Listed records:

%%

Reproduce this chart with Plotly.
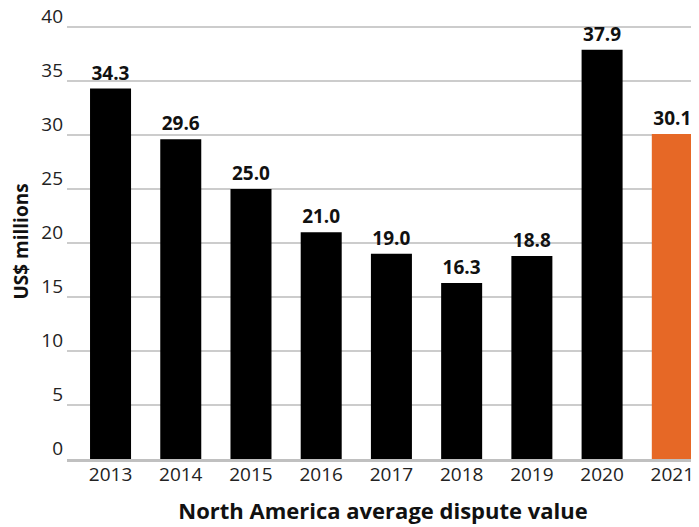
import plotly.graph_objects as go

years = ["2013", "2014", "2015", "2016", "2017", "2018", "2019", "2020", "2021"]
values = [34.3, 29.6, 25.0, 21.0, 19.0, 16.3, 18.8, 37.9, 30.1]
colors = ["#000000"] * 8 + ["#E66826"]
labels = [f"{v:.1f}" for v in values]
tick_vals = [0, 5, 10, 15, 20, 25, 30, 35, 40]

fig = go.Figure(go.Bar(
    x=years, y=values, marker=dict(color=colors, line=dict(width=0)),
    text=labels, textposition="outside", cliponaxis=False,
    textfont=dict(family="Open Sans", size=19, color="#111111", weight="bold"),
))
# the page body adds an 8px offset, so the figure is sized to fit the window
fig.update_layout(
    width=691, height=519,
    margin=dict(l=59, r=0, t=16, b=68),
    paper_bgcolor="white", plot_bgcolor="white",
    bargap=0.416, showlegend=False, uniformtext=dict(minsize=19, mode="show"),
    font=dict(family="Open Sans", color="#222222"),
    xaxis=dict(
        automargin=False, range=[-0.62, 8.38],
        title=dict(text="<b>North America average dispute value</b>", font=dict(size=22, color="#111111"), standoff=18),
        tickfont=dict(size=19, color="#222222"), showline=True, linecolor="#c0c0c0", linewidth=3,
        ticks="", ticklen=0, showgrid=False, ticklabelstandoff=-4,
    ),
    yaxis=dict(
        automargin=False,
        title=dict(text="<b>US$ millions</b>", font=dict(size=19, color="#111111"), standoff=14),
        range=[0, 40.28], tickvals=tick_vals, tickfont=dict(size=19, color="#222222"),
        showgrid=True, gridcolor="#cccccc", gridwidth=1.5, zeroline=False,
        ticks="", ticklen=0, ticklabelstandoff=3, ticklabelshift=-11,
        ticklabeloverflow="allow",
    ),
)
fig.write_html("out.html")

%%
%%

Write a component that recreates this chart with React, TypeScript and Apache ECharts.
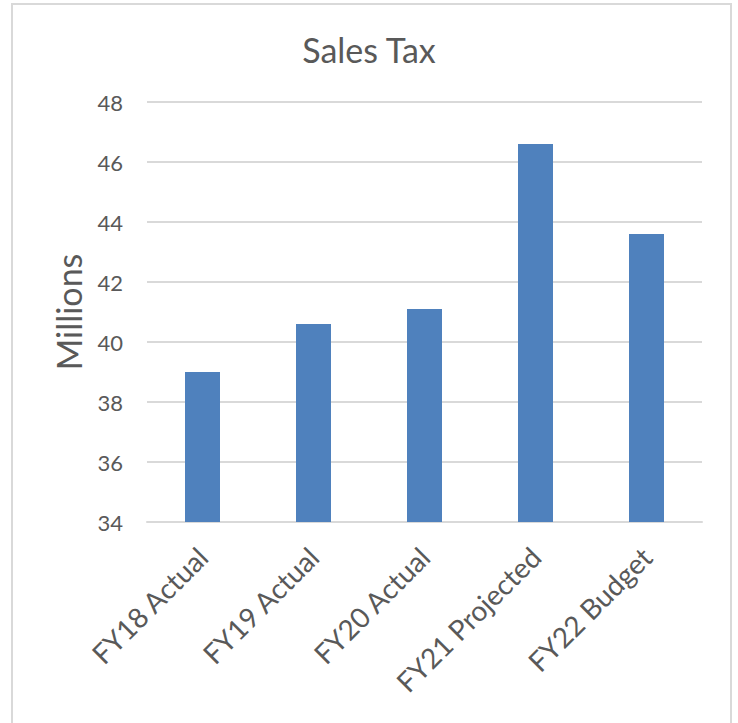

%%

Directions: Check each line of the records for "chart" and copy the ones that contain it.

Answer for the task:
Reproduce this chart with Plotly.
Write a component that recreates this chart with React, TypeScript and Apache ECharts.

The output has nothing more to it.